◆ **Exercise requirements**: Select every line below containing the word "this".

[Source code of charts]
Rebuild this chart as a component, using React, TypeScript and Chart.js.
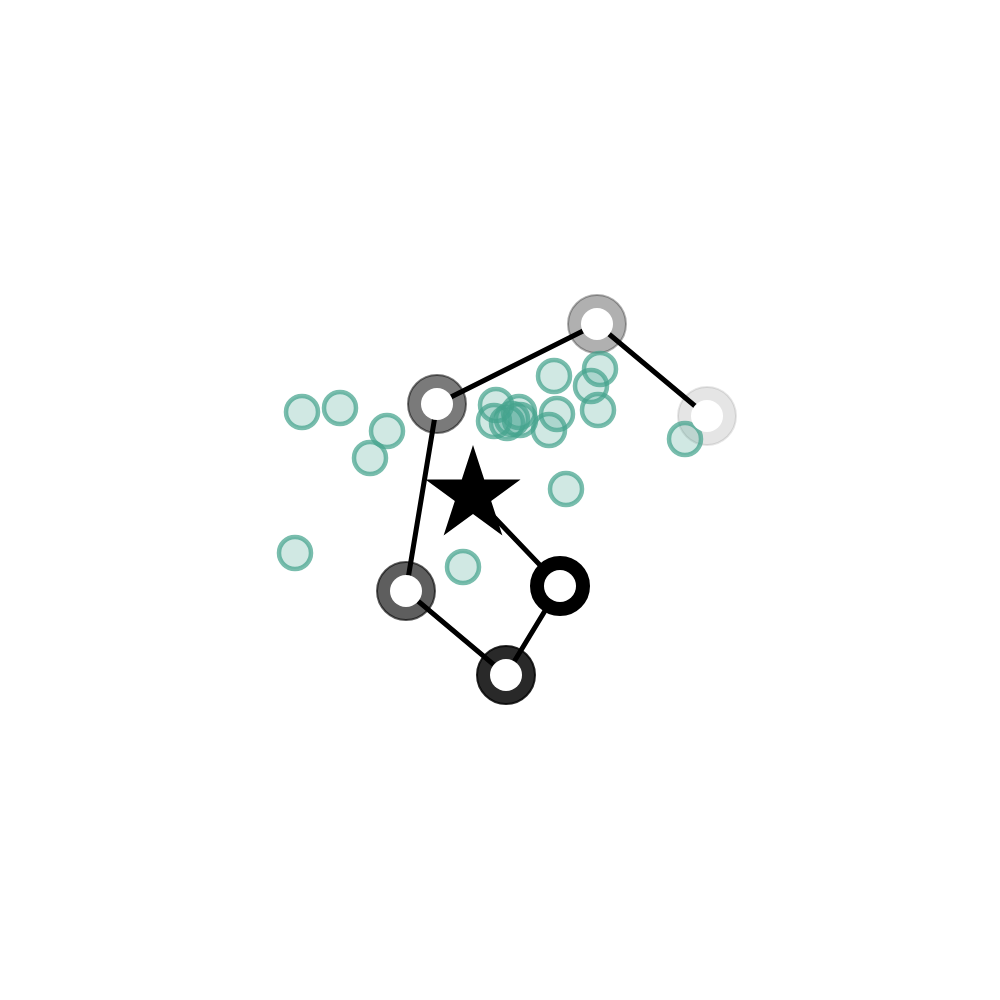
import React, { useEffect, useRef } from "react";
import { Chart, registerables } from "chart.js";

Chart.register(...registerables);

// Scattered teal observations
const tealX = [3.02, 3.40, 3.87, 3.70, 2.95, 4.63, 5.66, 5.54, 6.00, 5.91, 5.98, 5.57, 5.49, 6.85, 4.96, 4.94, 5.07, 5.12, 5.19, 5.20];
const tealY = [5.88, 5.92, 5.69, 5.42, 4.47, 4.33, 5.11, 6.24, 6.31, 6.14, 5.90, 5.86, 5.70, 5.61, 5.95, 5.79, 5.77, 5.81, 5.88, 5.80];

// Path: start (star) followed by ring waypoints
const pathX = [4.73, 5.60, 5.06, 4.06, 4.37, 5.97, 7.07];
const pathY = [5.05, 4.14, 3.25, 4.09, 5.96, 6.76, 5.84];
// Ring opacity for waypoints 1..6
const ringAlpha = [1, 0.84, 0.63, 0.52, 0.31, 0.1];

const axisMin = 0;
const axisMax = 10;

function makeStar(R: number): HTMLCanvasElement {
  const size = Math.ceil(R * 2 + 4);
  const c = document.createElement("canvas");
  c.width = size;
  c.height = size;
  const ctx = c.getContext("2d")!;
  ctx.translate(size / 2, size / 2);
  ctx.beginPath();
  for (let i = 0; i < 10; i++) {
    const r = i % 2 === 0 ? R : R * 0.382;
    const a = -Math.PI / 2 + (i * Math.PI) / 5;
    ctx.lineTo(r * Math.cos(a), r * Math.sin(a));
  }
  ctx.closePath();
  ctx.fillStyle = "#000";
  ctx.fill();
  return c;
}

export default function App() {
  const ref = useRef<HTMLCanvasElement | null>(null);

  useEffect(() => {
    if (!ref.current) return;
    const teal = tealX.map((x, i) => ({ x, y: tealY[i] }));
    const path = pathX.map((x, i) => ({ x, y: pathY[i] }));
    const rings = path.slice(1);
    const ringColors = ringAlpha.map((a) => `rgba(0,0,0,${a})`);
    const star = makeStar(50);

    const chart = new Chart(ref.current, {
      type: "scatter",
      data: {
        datasets: [
          {
            label: "holes",
            data: rings,
            order: 0,
            pointRadius: 16,
            pointBorderWidth: 0,
            pointBackgroundColor: "#ffffff",
            pointBorderColor: "#ffffff",
          } as any,
          {
            label: "start",
            data: [path[0]],
            order: 1,
            pointStyle: star as any,
            pointRadius: 50,
          } as any,
          {
            label: "teal",
            data: teal,
            order: 2,
            pointRadius: 16,
            pointBorderWidth: 4.5,
            pointBackgroundColor: "rgba(69,163,142,0.25)",
            pointBorderColor: "rgba(69,163,142,0.72)",
          } as any,
          {
            label: "path",
            data: path,
            order: 3,
            showLine: true,
            borderColor: "#000000",
            borderWidth: 5,
            pointRadius: 0,
            fill: false,
          } as any,
          {
            label: "rings",
            data: rings,
            order: 4,
            pointRadius: 29,
            pointBorderWidth: 2,
            pointBackgroundColor: ringColors,
            pointBorderColor: ringColors,
          } as any,
        ],
      },
      options: {
        animation: false,
        responsive: false,
        events: [],
        layout: { padding: 0, autoPadding: false },
        plugins: { legend: { display: false }, tooltip: { enabled: false } },
        scales: {
          x: { type: "linear", min: axisMin, max: axisMax, display: false },
          y: { type: "linear", min: axisMin, max: axisMax, display: false },
        },
      },
    });
    return () => chart.destroy();
  }, []);

  return (
    <div style={{ position: "fixed", left: 0, top: 0, width: 1000, height: 1000, background: "#fff" }}>
      <canvas ref={ref} width={1000} height={1000} />
    </div>
  );
}
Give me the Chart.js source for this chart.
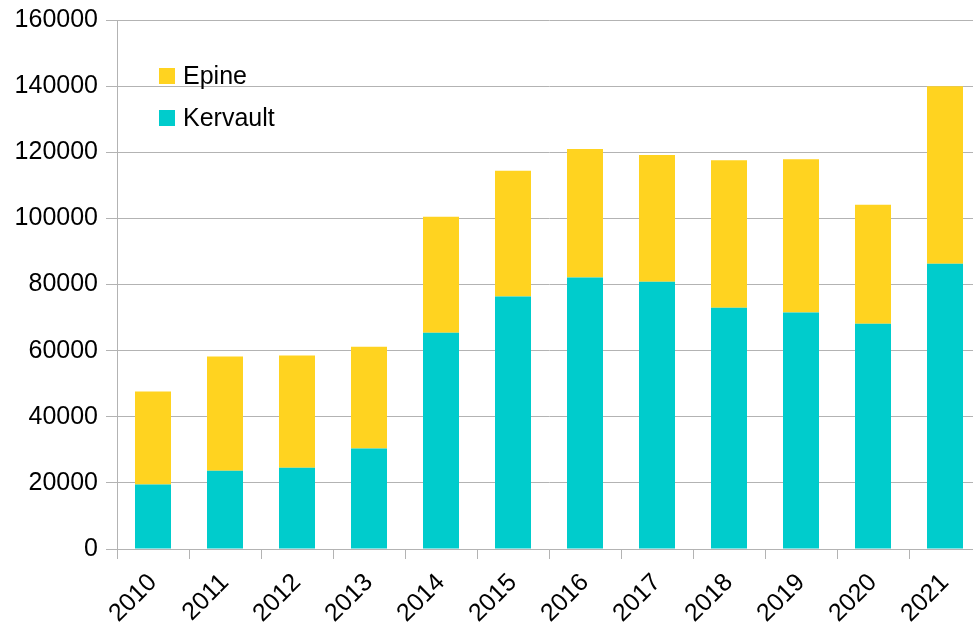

◆ **Exercise solution**:
Rebuild this chart as a component, using React, TypeScript and Chart.js.
Give me the Chart.js source for this chart.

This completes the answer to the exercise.